It's not harsh. Watch their matches in ECW in front of non-marks. They were eaten alive by a crowd that doesn't tune in to see the "same old shit" in regards to a gimmick without the wrestling skill to complement it. I liked a lot about the attitude era. More specifically the workrate. The matches were better in those days and the fans were very passionate. All the way from the USA/Canada angle and on down, there were a truckload of solid matches to speak of. The WWE's ratings are nearly two points down from their prime. You figure that with swallowing their competition they'd be able to corner the wrestling market forever, right? Wrong. The opportunity of a lifetime was in Vince's greasy little hands and he dropped the ball and kicked it down the stormdrain.

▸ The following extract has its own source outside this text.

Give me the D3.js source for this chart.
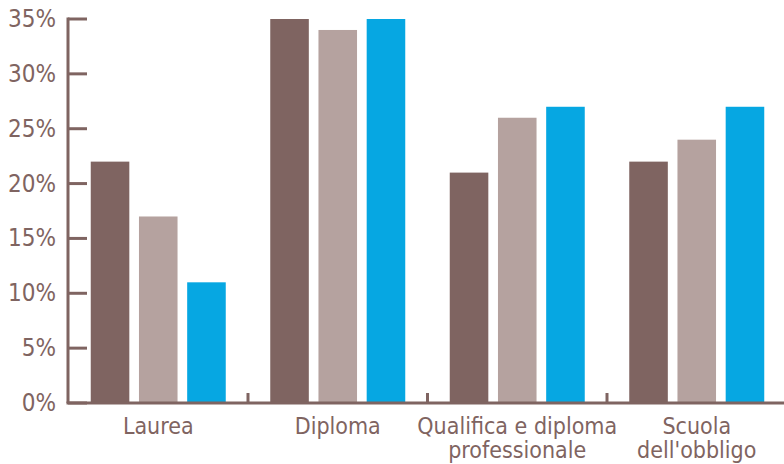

No, the World Wrestling Federation. The company that had some actual decent wrestling on a consistent basis. Not the crap that's on these days where out of two hours of nightly programming you're lucky if you get twenty decent minutes of in-ring action. The last half of your argument here is full of holes. The fans are passionate because they're entertained by the product TNA give, plain and simple. I don't care that it's the next big anything and have been watching wrestling since I was five. I watched (and still do) because the wrestling on average is better and more entertaining than WWE. I don't just stand around cheering for whatever comes out of the entrance way. I'm not a WWE mark. I'm a WRESTLING fan first and foremost. If a guy can't work, I don't give a rat's ass how cool his gimmick is. The TNA fans praise workrate and are actually educated as to what and when to cheer in relation to a good series of spots. Something a clueless WWE audience has no concept of. The fanbase getting too big to distinguish the concensus on the product is moot. Look at the collective pops Stone Cold, Sting, or the Rock received back in their heyday. The fans looked pretty damn united on those fronts, and those were some pretty big crowds. No confusion at all.
You make it sound as if TNA is doing anti-WWE service announcements or something. They're allowing wrestlers to cut promos where they may want to clear the air in regards to their former employer and let some of the smarks out there know what they may really think now that they're not part of the Titan machine. TNA has developed plenty of their own, non-WWE wrestlers. Styles, Samoa Joe, AMW, Abyss, Daniels, for starters. TNA has more money backing them than YOU think. Panda Energy is loaded and has been a publicly traded company for a tad longer than Titan. WWE is capable of great things, sure. They're also capable of the XFL and WBF, too. TNA's program is based around action. So are their PPVs. That's why they're worth twice what is charged for a WWE PPV on a regular basis.